La ciudad de Sevilla cuenta con la considerable población de doscientas diez estatuas entre sus parques, avenidas y glorietas: es decir, aproximadamente una estatua para cada cuatro mil habitantes de carne y hueso. Siguiendo el rastro de dichas estatuas por las esquinas, uno puede reconstruir una especie de mapa mental, una suerte de inventario donde han quedado fijados mineralmente los esplendores y las lealtades de esta urbe tan afecta a las paradojas. No resulta difícil dar con ellas: otean desde las bifurcaciones como francotiradores, miran pasar el tráfico desde la ribera del río o espían a las señoras que beben café en los veladores.

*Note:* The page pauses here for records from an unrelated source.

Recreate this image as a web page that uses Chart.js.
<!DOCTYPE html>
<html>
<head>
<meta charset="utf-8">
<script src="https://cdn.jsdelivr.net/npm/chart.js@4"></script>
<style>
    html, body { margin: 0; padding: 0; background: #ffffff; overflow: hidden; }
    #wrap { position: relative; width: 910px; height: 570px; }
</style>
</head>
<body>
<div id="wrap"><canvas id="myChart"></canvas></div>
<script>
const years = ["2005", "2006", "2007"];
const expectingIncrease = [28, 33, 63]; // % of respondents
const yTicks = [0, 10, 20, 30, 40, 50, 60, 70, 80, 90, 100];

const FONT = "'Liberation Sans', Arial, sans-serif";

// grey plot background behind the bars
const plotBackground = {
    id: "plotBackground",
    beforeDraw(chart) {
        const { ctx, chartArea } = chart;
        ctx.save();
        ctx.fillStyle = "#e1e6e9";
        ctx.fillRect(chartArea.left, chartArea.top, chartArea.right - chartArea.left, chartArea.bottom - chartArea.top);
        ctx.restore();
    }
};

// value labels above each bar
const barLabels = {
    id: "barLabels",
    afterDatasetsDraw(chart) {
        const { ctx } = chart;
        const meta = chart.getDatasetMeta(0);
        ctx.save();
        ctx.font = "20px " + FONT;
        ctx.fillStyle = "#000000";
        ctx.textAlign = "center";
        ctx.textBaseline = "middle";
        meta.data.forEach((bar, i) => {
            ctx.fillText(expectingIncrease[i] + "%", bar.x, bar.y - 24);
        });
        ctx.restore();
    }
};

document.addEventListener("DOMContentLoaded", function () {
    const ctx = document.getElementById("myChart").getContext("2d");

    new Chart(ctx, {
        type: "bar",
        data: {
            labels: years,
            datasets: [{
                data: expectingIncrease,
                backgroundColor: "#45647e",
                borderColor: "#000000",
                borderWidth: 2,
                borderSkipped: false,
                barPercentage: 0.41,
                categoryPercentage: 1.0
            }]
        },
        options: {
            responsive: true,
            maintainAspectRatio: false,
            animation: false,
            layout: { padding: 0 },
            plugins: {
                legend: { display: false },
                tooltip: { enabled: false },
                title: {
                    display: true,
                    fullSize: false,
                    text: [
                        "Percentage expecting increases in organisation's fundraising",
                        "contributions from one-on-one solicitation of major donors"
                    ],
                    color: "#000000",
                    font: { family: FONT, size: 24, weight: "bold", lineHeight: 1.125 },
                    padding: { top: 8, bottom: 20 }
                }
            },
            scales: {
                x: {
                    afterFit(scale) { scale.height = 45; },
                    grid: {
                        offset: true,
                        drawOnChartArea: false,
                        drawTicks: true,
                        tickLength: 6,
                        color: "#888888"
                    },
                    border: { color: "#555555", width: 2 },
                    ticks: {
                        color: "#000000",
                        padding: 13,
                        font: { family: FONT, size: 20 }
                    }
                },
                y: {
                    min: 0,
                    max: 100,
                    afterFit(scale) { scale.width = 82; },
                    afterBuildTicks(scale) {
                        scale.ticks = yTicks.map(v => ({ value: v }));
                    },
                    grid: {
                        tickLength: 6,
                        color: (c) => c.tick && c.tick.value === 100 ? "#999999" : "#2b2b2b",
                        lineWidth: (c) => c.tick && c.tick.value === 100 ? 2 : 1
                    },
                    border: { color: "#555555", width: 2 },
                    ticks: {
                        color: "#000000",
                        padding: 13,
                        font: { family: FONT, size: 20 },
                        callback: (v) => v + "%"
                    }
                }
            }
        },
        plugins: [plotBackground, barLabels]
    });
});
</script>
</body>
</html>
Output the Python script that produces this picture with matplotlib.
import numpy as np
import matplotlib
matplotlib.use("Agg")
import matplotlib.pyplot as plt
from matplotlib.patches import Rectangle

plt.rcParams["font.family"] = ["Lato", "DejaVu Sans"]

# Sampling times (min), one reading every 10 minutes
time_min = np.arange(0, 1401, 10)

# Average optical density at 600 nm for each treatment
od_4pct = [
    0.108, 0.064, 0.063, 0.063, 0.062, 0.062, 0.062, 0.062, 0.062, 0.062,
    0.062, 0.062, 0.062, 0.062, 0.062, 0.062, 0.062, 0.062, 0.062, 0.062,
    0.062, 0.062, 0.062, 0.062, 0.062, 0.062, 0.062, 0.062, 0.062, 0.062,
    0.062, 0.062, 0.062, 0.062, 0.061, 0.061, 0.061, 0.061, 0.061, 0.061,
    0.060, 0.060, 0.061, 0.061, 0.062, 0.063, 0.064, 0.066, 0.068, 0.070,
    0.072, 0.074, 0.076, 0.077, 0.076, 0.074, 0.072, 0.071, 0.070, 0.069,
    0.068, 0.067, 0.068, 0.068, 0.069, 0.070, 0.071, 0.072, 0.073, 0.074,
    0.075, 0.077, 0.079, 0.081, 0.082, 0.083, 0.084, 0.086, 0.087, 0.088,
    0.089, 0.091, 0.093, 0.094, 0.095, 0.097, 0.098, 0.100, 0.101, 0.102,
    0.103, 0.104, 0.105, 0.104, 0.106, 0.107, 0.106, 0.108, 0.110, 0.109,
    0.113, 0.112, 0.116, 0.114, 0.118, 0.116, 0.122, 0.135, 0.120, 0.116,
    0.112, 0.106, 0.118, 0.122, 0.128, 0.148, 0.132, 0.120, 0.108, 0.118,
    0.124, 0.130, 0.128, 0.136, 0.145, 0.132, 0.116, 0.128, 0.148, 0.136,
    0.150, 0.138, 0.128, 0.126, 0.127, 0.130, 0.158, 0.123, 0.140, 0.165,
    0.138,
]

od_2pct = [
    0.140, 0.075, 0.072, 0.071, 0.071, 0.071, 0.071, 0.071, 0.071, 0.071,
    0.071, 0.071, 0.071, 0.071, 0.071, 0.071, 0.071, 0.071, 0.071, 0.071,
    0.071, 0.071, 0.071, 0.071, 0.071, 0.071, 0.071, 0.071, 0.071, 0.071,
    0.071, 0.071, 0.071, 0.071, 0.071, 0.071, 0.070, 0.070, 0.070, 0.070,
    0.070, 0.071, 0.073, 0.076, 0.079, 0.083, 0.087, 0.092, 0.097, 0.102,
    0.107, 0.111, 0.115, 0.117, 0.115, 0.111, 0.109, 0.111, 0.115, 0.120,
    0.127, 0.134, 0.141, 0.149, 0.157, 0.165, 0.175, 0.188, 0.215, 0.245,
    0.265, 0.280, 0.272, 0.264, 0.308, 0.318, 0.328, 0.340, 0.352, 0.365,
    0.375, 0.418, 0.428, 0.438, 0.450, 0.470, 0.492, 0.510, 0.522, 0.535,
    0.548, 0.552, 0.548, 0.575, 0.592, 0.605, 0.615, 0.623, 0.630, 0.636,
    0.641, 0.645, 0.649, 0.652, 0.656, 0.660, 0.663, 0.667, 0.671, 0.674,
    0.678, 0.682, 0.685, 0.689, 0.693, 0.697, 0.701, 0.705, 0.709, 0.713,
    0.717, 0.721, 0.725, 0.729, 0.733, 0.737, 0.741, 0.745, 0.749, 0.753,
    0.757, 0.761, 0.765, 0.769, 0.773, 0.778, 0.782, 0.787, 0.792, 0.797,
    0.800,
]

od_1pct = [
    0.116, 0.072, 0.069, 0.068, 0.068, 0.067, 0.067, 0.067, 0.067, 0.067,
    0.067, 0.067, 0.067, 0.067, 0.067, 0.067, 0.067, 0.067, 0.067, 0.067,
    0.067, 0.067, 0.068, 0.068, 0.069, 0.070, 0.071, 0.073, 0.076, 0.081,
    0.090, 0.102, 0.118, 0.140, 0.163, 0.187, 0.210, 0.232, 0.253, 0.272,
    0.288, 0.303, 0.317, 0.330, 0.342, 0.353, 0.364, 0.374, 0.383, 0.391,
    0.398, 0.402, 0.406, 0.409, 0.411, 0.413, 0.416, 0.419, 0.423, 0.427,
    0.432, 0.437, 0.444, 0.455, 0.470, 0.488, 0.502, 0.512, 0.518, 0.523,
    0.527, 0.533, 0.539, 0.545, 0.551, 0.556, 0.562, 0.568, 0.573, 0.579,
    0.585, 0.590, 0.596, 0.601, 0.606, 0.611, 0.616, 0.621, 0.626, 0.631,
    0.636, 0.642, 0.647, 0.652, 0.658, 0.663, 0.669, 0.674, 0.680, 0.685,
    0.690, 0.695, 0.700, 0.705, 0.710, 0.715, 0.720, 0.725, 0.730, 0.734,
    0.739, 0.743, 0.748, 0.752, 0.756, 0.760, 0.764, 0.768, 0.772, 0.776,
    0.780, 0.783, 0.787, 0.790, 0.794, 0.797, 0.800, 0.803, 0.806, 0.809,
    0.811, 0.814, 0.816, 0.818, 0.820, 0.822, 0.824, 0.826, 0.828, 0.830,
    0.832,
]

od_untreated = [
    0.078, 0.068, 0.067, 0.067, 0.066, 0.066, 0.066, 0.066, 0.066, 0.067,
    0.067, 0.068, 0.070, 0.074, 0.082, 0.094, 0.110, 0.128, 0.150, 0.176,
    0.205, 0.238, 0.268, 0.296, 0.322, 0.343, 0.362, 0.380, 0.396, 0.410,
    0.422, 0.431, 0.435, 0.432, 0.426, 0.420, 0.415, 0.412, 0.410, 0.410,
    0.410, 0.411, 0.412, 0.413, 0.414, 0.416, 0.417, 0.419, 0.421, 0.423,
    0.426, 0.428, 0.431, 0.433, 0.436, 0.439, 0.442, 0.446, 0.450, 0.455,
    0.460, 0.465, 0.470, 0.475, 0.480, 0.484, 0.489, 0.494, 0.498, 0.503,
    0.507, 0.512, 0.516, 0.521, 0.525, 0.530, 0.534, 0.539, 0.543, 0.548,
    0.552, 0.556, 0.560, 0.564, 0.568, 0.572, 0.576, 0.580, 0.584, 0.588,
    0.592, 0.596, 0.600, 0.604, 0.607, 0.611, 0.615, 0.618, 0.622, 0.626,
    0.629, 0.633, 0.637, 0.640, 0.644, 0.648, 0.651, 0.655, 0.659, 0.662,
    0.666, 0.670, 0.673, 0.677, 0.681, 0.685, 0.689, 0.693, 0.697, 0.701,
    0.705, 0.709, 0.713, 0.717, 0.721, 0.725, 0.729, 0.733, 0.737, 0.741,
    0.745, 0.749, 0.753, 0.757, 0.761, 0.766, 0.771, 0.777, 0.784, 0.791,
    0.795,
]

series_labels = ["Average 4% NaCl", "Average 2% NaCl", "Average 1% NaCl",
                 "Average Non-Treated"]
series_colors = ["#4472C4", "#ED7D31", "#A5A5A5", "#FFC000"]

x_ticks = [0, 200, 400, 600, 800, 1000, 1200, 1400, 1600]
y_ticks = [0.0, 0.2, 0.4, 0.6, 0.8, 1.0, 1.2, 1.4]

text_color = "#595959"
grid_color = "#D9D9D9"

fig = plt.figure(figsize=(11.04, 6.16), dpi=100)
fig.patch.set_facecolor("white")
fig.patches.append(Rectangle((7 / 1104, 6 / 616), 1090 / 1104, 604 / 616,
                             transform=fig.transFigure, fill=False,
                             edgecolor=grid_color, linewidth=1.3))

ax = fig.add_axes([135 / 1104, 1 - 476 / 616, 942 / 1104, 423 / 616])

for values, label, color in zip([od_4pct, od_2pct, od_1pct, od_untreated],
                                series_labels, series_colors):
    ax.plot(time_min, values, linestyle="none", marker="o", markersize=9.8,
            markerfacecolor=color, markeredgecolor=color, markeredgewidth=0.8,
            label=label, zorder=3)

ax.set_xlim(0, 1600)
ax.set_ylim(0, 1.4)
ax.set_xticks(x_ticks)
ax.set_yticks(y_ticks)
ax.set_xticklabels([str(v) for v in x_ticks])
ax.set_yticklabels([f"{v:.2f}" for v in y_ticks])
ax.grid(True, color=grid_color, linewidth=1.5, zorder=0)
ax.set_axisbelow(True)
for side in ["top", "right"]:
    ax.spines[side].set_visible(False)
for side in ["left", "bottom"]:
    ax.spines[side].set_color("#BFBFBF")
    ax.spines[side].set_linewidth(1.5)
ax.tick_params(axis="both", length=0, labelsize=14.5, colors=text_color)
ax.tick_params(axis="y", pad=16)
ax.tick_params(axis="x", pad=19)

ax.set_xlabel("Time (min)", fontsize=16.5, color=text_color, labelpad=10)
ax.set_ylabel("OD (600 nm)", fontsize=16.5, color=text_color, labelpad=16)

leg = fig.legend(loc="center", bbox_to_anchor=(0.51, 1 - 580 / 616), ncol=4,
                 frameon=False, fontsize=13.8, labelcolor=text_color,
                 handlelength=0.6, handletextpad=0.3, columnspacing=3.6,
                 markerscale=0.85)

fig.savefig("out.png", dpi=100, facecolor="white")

Una exploración rigurosa nos llevará hasta los grandes mitos de nuestra literatura, como Don Juan o Carmen, nos hará reparar en graves personalidadesº de la historia local del talante de Juan de Mañara y la infanta María Luisa, o recordará los vínculos que unen al antiguo Puerto de Indias con lo que un día fueron posesiones de ultramar, como Simón Bolívar o el general San Martín. Es curioso constatar la ausencia de nombres sonoros de la poesía que nacieron o realizaron su labor por aquí cerca: ni Machado (ninguno de los dos), ni Cernuda, ni Salinas ni Aleixandre (que me corrijan si yerro) tienen peana ni placa. Por contra, contamos con una legión de personajes prescindibles a los que la erección de un monumento parece un acto de disparate o chufla: toreros de los que mejor no hablo, madres, hermanas o cuñadas de monarcas reinantes o no, pontífices que alguna vez pasaron rodando por alguna calle, santos de patio de vecinos y cupletistas con las que la memoria se hace un lío. A ese elenco viene a sumarse ahora, nada menos que en los Jardines del Cristina, la duquesa de Alba, Medalla de Oro de la ciudad y, por cuanto parece, un personaje cenital en la historia de nuestras calles. Quizá de su boca se pueda oír, como en los versos de Shelley: mira las obras del ayuntamiento, oh mortal, y desespera.